Friday, December 14, 2007

Whoops

Apparently I forgot that I had a blog. Actually it's more like I've been so tired when I get home that all I want to do is lay down and the typing takes too much effort. Anyway, plenty of things have happened since I last put something down here. I did finally get paid, and I celebrated by immediately calling Orange and recharging my SIM card. Okay so maybe it was a late celebration. Mom got in on November 30 and stayed for a week. We went shopping and made guacamole and went to Bruges for a day and all kinds of stuff. We went to like four different Pimkie's so I could bulk up my long-sleeve shirt repetoire. Plus I got some wool tights and dresses and stuff. And Mom bought me a fat raincoat at Etam so now I'm all set. Bruges was cool, although not what I had expected. I knew Belgium had more than one language but I didn't realize how prevalent Flemish would be. It should be interesting when I travel some more because I really don't remember what it's like to visit a country where you don't know the language. The last time that happened I was 13, during my 2 1/2 week trip to Latvia, Lithuania, and the Netherlands. I know people speak English practically everywhere, but I still feel like I should be speaking French, pretty much no matter where I go.
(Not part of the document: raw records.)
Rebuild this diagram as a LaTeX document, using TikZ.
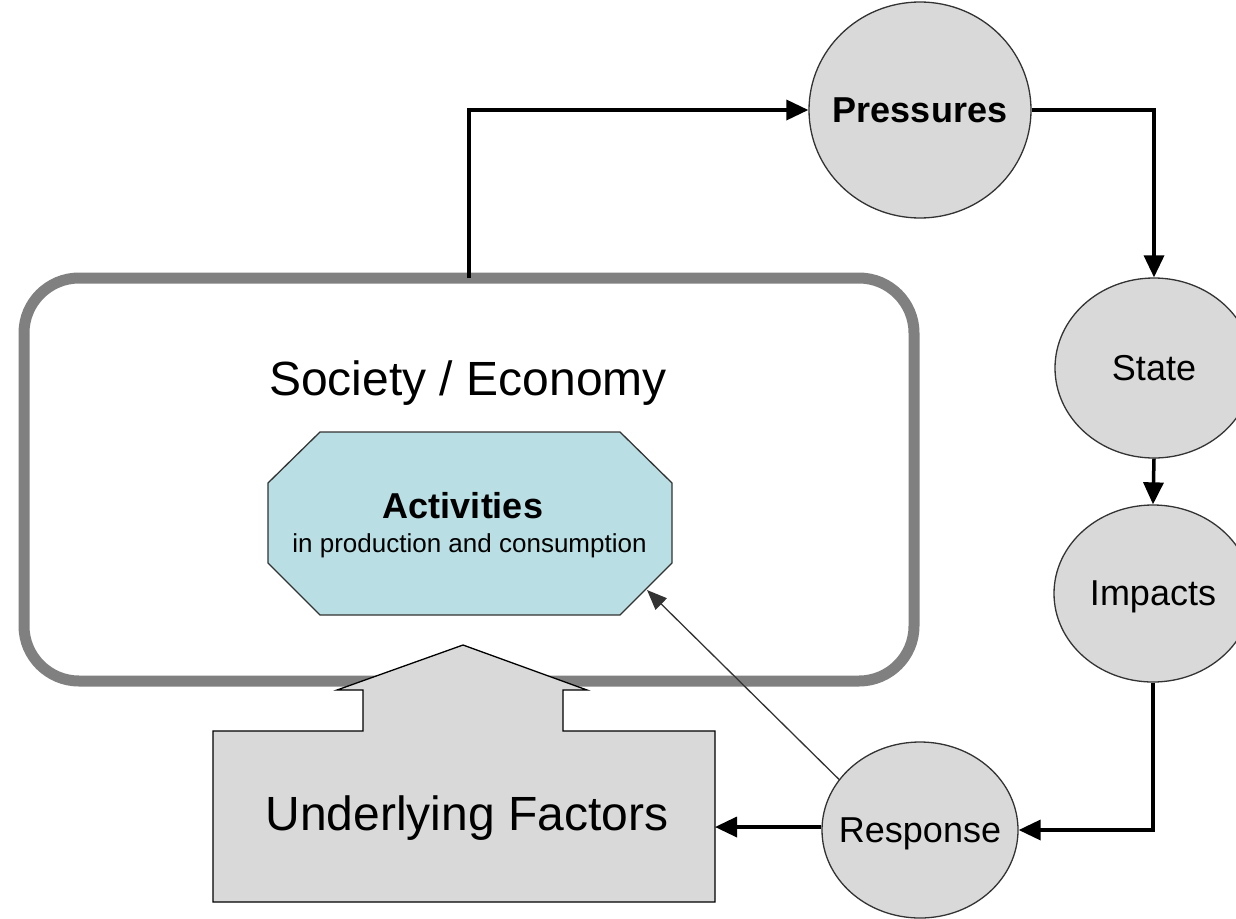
\documentclass[tikz,border=0pt]{standalone}
\usepackage{fontspec}
\setmainfont{Liberation Sans}
\usetikzlibrary{arrows.meta,shapes.geometric}
\definecolor{circfill}{HTML}{D9D9D9}
\definecolor{circline}{HTML}{333333}
\definecolor{boxgray}{HTML}{808080}
\definecolor{actfill}{HTML}{B9DEE3}
\begin{document}
\begin{tikzpicture}[x=1pt,y=-1pt,
  circ/.style={ellipse,draw=circline,line width=1.3pt,fill=circfill,inner sep=0pt},
  lbl/.style={inner sep=0pt,text depth=0pt,font=\fontsize{36}{40}\selectfont},
  conn/.style={line width=3.5pt,-{Triangle[length=22pt,width=20pt]}},
  thinconn/.style={line width=1.3pt,draw=circline,-{Triangle[length=20pt,width=16pt]}},
  socbox/.style={draw=boxgray,line width=11pt,rounded corners=55pt,inner sep=0pt,outer sep=0pt},
  bigtext/.style={font=\fontsize{48}{56}\selectfont,inner sep=0pt}
]
\clip (0,0) rectangle (1236,918);
\fill[white] (0,0) rectangle (1236,918);

% Society / Economy box
\node[socbox,minimum width=890pt,minimum height=403pt] (soc) at (469,479.5) {};
\node[bigtext,anchor=base] (soctext) at (468,395) {Society / Economy};

% Activities octagon
\draw[draw=circline,line width=1.3pt,fill=actfill]
  (320,432) -- (620,432) -- (672,483) -- (672,563) -- (620,615) -- (320,615)
  -- (268,563) -- (268,483) -- cycle;
\coordinate (actse) at (647,590);
\node[font=\fontsize{36}{40}\selectfont\bfseries,anchor=base,inner sep=0pt] (act) at (463,518) {Activities};
\node[font=\fontsize{26}{30}\selectfont,anchor=base,inner sep=0pt] (actsub) at (469.5,552) {in production and consumption};

% Underlying factors block arrow
\draw[draw=black,line width=1.3pt,fill=circfill]
  (213,731) -- (363,731) -- (363,690) -- (337,690) -- (463,645) -- (587,690)
  -- (563,690) -- (563,731) -- (715,731) -- (715,902) -- (213,902) -- cycle;
\coordinate (ufeast) at (715,827);
\node[bigtext,anchor=base] (uf) at (467,830) {Underlying Factors};

% DPSIR circles
\node[circ,minimum width=222pt,minimum height=216pt,
  label={[lbl,font=\fontsize{36}{40}\selectfont\bfseries]center:Pressures}] (pres) at (920,110) {};
\node[circ,minimum width=198pt,minimum height=180pt,
  label={[lbl]center:State}] (state) at (1154,368) {};
\node[circ,minimum width=198pt,minimum height=177pt,
  label={[lbl]center:Impacts}] (imp) at (1153,593.5) {};
\node[circ,minimum width=196pt,minimum height=176pt,
  label={[lbl]center:Response}] (resp) at (920,830) {};

% connectors
\draw[conn] (soc.north) |- (pres.west);
\draw[conn] (pres.east) -| (state.north);
\draw[conn] (state.south) -- (imp.north);
\draw[conn] (imp.south) |- (resp.east);
\draw[conn] (resp.west |- ufeast) -- (ufeast);
\draw[thinconn] (resp.148) -- (actse);
\end{tikzpicture}
\end{document}
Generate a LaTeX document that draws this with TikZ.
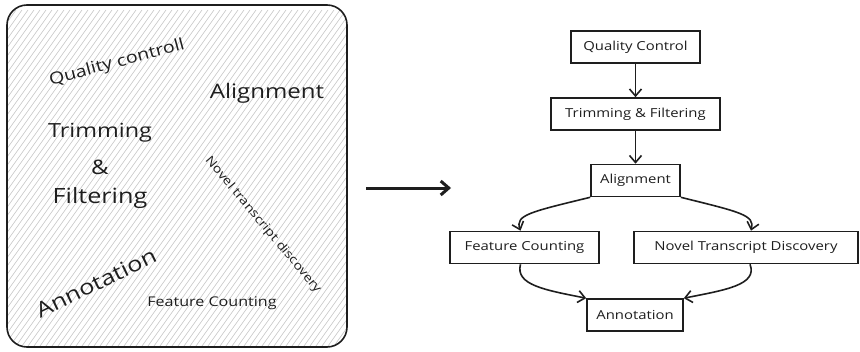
\documentclass[tikz,border=0pt]{standalone}
\usepackage{fontspec}
\setmainfont{Open Sans}[FakeStretch=1.2]
\usetikzlibrary{arrows.meta}
\definecolor{ink}{HTML}{1E1E1E}
\tikzset{
  box/.style={draw=ink, line width=1.6pt, minimum height=32pt, inner sep=0pt, font=\fontsize{12.4}{14}\selectfont, text=ink},
  flow/.style={draw=ink, line width=1.6pt, -{Straight Barb[length=7pt,width=12pt,line width=1.6pt]}},
  free/.style={text=ink, inner sep=0pt},
}
\begin{document}
\begin{tikzpicture}[x=1pt,y=-1pt]
\useasboundingbox (0,0) rectangle (860,351);
% left panel
\begin{scope}
\clip[rounded corners=20pt] (7,5) rectangle (347,347);
\foreach \c in {-300,-294,...,600} {
  \draw[black!22, line width=0.6pt] (\c,360) -- ++(250,-350);
}
\end{scope}
\draw[ink, line width=1.6pt, rounded corners=20pt] (7,5) rectangle (347,347);
\node[free, rotate=15, font=\fontsize{16.3}{18}\selectfont] (lqc) at (117,63) {Quality controll};
\node[free, font=\fontsize{20}{22}\selectfont] (lal) at (267,93) {Alignment};
\node[free, font=\fontsize{19.5}{22}\selectfont] (ltr) at (100,133) {Trimming};
\node[free, font=\fontsize{20}{22}\selectfont] (lamp) at (100,167) {\&};
\node[free, font=\fontsize{21}{22}\selectfont] (lfi) at (100,198) {Filtering};
\node[free, rotate=-50, font=\fontsize{12}{14}\selectfont] (lnt) at (263,225) {Novel transcript discovery};
\node[free, rotate=26, font=\fontsize{21}{22}\selectfont] (lan) at (96,283) {Annotation};
\node[free, font=\fontsize{13.4}{15}\selectfont] (lfc) at (212,303) {Feature Counting};
% big arrow
\coordinate (bs) at (366,188);
\coordinate (be) at (451,188);
\draw[ink, line width=3pt, -{Straight Barb[length=8pt,width=14pt,line width=3pt]}] (bs) -- (be);
% right flow
\node[box, minimum width=129pt] (qc) at (635.5,47) {Quality Control};
\node[box, minimum width=169pt] (tf) at (635.5,114) {Trimming \& Filtering};
\node[box, minimum width=89pt] (al) at (635.5,180.5) {Alignment};
\node[box, minimum width=149pt] (fc) at (524.5,247.5) {Feature Counting};
\node[box, minimum width=224pt] (nt) at (746,247.5) {Novel Transcript Discovery};
\node[box, minimum width=96pt] (an) at (635,315) {Annotation};
\draw[flow] (qc.south) -- (tf.north);
\draw[flow] (tf.south) -- (al.north);
\draw[flow] (al.south west) .. controls (530,212) and (515,215) .. ([xshift=-4pt]fc.north);
\draw[flow] (al.south east) .. controls (740,212) and (755,215) .. ([xshift=5pt]nt.north);
\draw[flow] ([xshift=-4pt]fc.south) .. controls (515,285) and (545,290) .. (an.north west);
\draw[flow] ([xshift=4pt]nt.south) .. controls (758,285) and (725,290) .. (an.north east);
\end{tikzpicture}
\end{document}
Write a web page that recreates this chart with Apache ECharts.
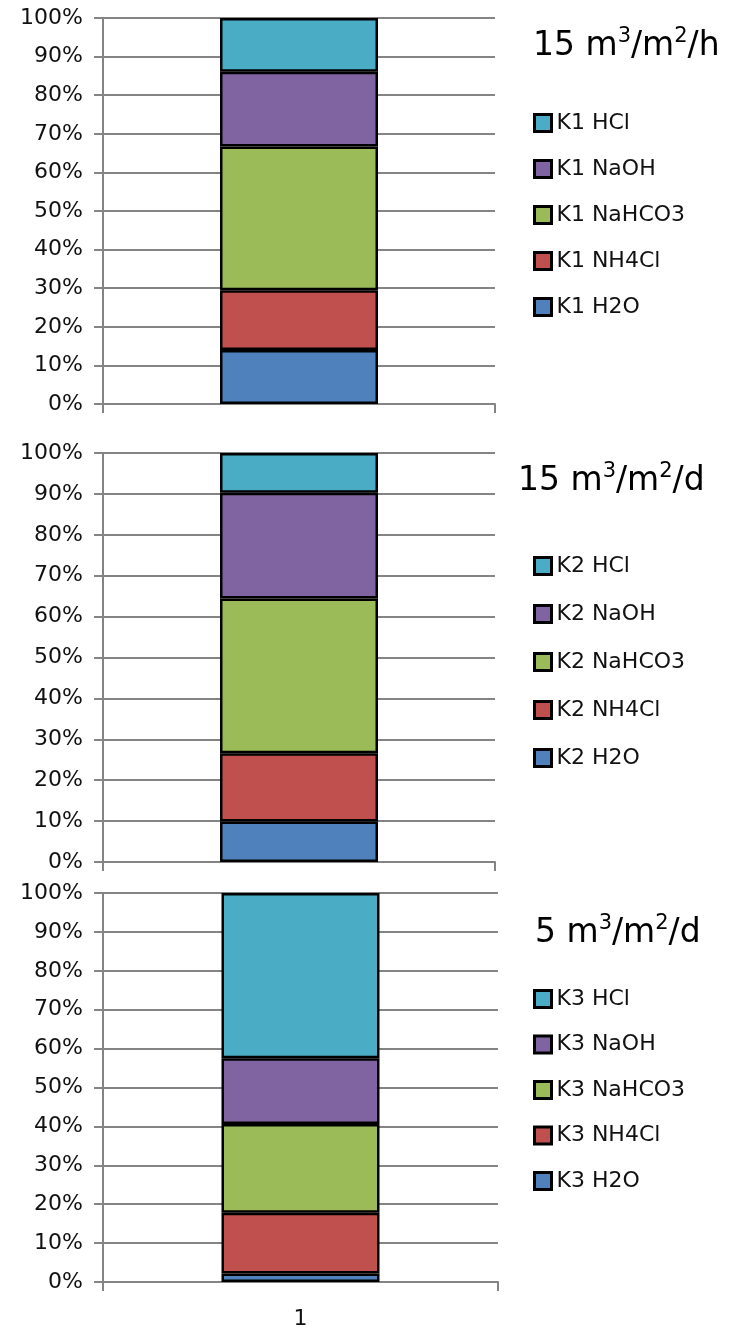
<!DOCTYPE html>
<html>
<head>
<meta charset="utf-8">
<style>
  html, body { margin: 0; padding: 0; background: #fff; }
  #chart { width: 738px; height: 1332px; }
</style>
<script src="https://cdn.jsdelivr.net/npm/echarts@6/dist/echarts.min.js"></script>
</head>
<body>
<div id="chart"></div>
<script>
// Column categories and stacked components (bottom to top)
const categories = ['1'];
const components = ['H2O', 'NH4Cl', 'NaHCO3', 'NaOH', 'HCl'];
const componentColors = ['#4F81BD', '#C0504D', '#9BBB59', '#8064A2', '#4BACC6'];

// Share of each component, percent
const k1Values = [14.0, 15.5, 37.2, 19.4, 13.9];
const k2Values = [9.9, 16.7, 37.8, 25.9, 9.7];
const k3Values = [2.2, 15.6, 22.8, 16.9, 42.5];

const panelPrefixes = ['K1', 'K2', 'K3'];
const panelValues = [k1Values, k2Values, k3Values];
// Loading rates, with superscript exponents as rich-text tokens
const panelTitles = ['15 m{sup|3}/m{sup|2}/h', '15 m{sup|3}/m{sup|2}/d', '5 m{sup|3}/m{sup|2}/d'];

// Panel layout (pixels)
const panels = [
  { top: 18, height: 386, right: 243, titleLeft: 533, titleTop: 26, legendTop: 107, legendGap: 24, showX: false },
  { top: 453, height: 409, right: 243, titleLeft: 518, titleTop: 461, legendTop: 550, legendGap: 26, showX: false },
  { top: 893, height: 389, right: 240, titleLeft: 535, titleTop: 913, legendTop: 983, legendGap: 23.5, showX: true }
];

const gridColor = '#848484';
const textColor = '#111';
const font = 'DejaVu Sans';

const grids = [], xAxes = [], yAxes = [], series = [], legends = [], titles = [];

panels.forEach((p, i) => {
  grids.push({ left: 103, right: p.right, top: p.top, height: p.height, containLabel: false });
  xAxes.push({
    type: 'category', gridIndex: i, data: categories,
    axisLine: { show: true, lineStyle: { color: gridColor, width: 2 } },
    axisTick: { show: true, length: 9, alignWithLabel: false, lineStyle: { color: gridColor, width: 2 } },
    axisLabel: { show: p.showX, margin: 26, color: textColor, fontFamily: font, fontSize: 22 }
  });
  yAxes.push({
    type: 'value', gridIndex: i, min: 0, max: 100, interval: 10,
    axisLine: { show: true, lineStyle: { color: gridColor, width: 2 } },
    axisTick: { show: true, length: 9, lineStyle: { color: gridColor, width: 2 } },
    splitLine: { show: true, lineStyle: { color: gridColor, width: 2 } },
    axisLabel: { formatter: '{value}%', margin: 20, color: textColor, fontFamily: font, fontSize: 22 }
  });
  components.forEach((c, j) => {
    series.push({
      name: panelPrefixes[i] + ' ' + c,
      type: 'bar', stack: 'panel' + i,
      xAxisIndex: i, yAxisIndex: i,
      barWidth: 158,
      itemStyle: { color: componentColors[j], borderColor: '#000', borderWidth: 2.5 },
      emphasis: { disabled: true },
      data: [panelValues[i][j]]
    });
  });
  legends.push({
    orient: 'vertical', left: 528, top: p.legendTop,
    itemWidth: 17, itemHeight: 17, itemGap: p.legendGap,
    icon: 'rect',
    selectedMode: false,
    itemStyle: { borderColor: '#000', borderWidth: 3 },
    textStyle: { color: textColor, fontFamily: font, fontSize: 22, lineHeight: 22 },
    data: components.slice().reverse().map(c => panelPrefixes[i] + ' ' + c)
  });
  titles.push({
    text: panelTitles[i], left: p.titleLeft, top: p.titleTop, padding: 0,
    textStyle: {
      color: '#000', fontFamily: font, fontSize: 33, fontWeight: 'normal', lineHeight: 40,
      rich: {
        sup: { fontFamily: font, fontSize: 21, color: '#000', verticalAlign: 'top', lineHeight: 24 }
      }
    }
  });
});

const chart = echarts.init(document.getElementById('chart'), null, { renderer: 'canvas' });
chart.setOption({
  animation: false,
  backgroundColor: '#fff',
  title: titles,
  grid: grids,
  xAxis: xAxes,
  yAxis: yAxes,
  legend: legends,
  series: series
});
</script>
</body>
</html>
Anyway, the visit was good. It was marred by my stupid Franco-American exposé, so I was stressed out most of the time, but that ended up fine too. On the Monday of that week, I was "inspected" by the local education department. Fun times. It was the two women I already know of course, and they came to my smallest and probably best-behaved class, so it was fine. They said they were very happy that the kids are smiling and excited to speak English and not afraid to mess up. But they also said that there's too much writing involved. Which is silly because all they ever have to write is vocab words and that just helps with memorization. So yeah overall in was fine.
Tuesday I got my carte de séjour, FINALLY. That morning I left early and went to four tabacs to find the fucking stamp. Nothing. Of course. Somehow I arrived at my appointment about 4 minutes early, enough time to run to the tabac half a block away as a last, desperate attempt. And of course they had the stamp all along. This fucking country. I waited for a while to have my name called, but once the process started it only took like 15 minutes. I went in and they did a little weight-height-vision test, plus gave me a female condom. Gee thanks! Next it was the infamous chest x-ray. I took off my shirt, went in, was awkwardly pressed against a machine, and that was it. The nice doctor man told me I should do all the paper work for social security when it comes in (since I'm technically a fonctionnaire -- ahhhh!), but I'm not sure it's worth the hassle. I of course took my x-ray home and promptly taped it to my window like fucked up stained glass. It makes me laugh cuz my boobs look gigantic.
So then some stuff and whatever happened and now it's the end of this week. I've been feeling quasi-sick all week and therefore exhausted. It feels like allergies but who knows. The weather keeps going from rain to dry as well so that sometimes messes me up. Currently my weather widget says that today will be a high of 38 and a low of 26. Niiiiice. One more week and then it's winter break, I'm so excited I can barely stand it. I've got some homework to do this weekend, as well as a Christmas worksheet for the kiddies. I'm going to have them make Christmas cards for their families using English expressions. I can't believe it's almost Christmas already. Christmas has sort of lost it's significance for me in the past few years, since we've been going to Vegas or Disneyland instead. My brought did bring our ornaments when she moved though. And she brought me a big Hanukkiah and the nice Israeli candles when she came, so I got to have a relatively normal Hanukkah. Matt will be here on Christmas so we'll have to figure something out, even if it's getting drunk in the Marais and celebrating our Jewishness.
And then. . .vacation. It's so close I can taste it. This week I've put reminders all over the place so I'll remember to print out all of our confirmation info. And I need to find the Eurolines office so I can get our bus tickets. Seriously I walked by it but I think it's in some private building, so I need to call and ask them how to get in. I should've just paid the 5 euro or whatever to have some mailed to me. Speaking of mail, I sent my first package to the US the other day. I compiled a few things and a Christmas card for Lauren. I really tried to find a Hanukkah card but no luck. I did decorate the envelope though. Next order of business is to put together something for Merix and Alexander. They are the boys I nannied last year, who speak French fluently, and are very jealous that I got to go to Paris. So I'm gonna hit up the toy stores and souvenir things looking for some Astérix toys or something. And of course I will send them some Kinder bars so they can feel really French. Their parents will love that. Of course I also want to send them stuff cuz I'd like to secure that job when I get back. Tee.
I have such a problem with getting ahead of myself, but I really can't help it. I've already started to plan my summer school schedule around free mornings so I can work when I get back. I don't even want to think about housing though. I'm staying with my mom at first while I look for something. This year I want to live with normal people whose parents are paying their rent or something. I dunno, obviously not everyone is irresponsible, just be people I've chosen to live with. The key is to plan ahead so I don't have to be desperate. Oy. It's too far away to worry about right now anyway.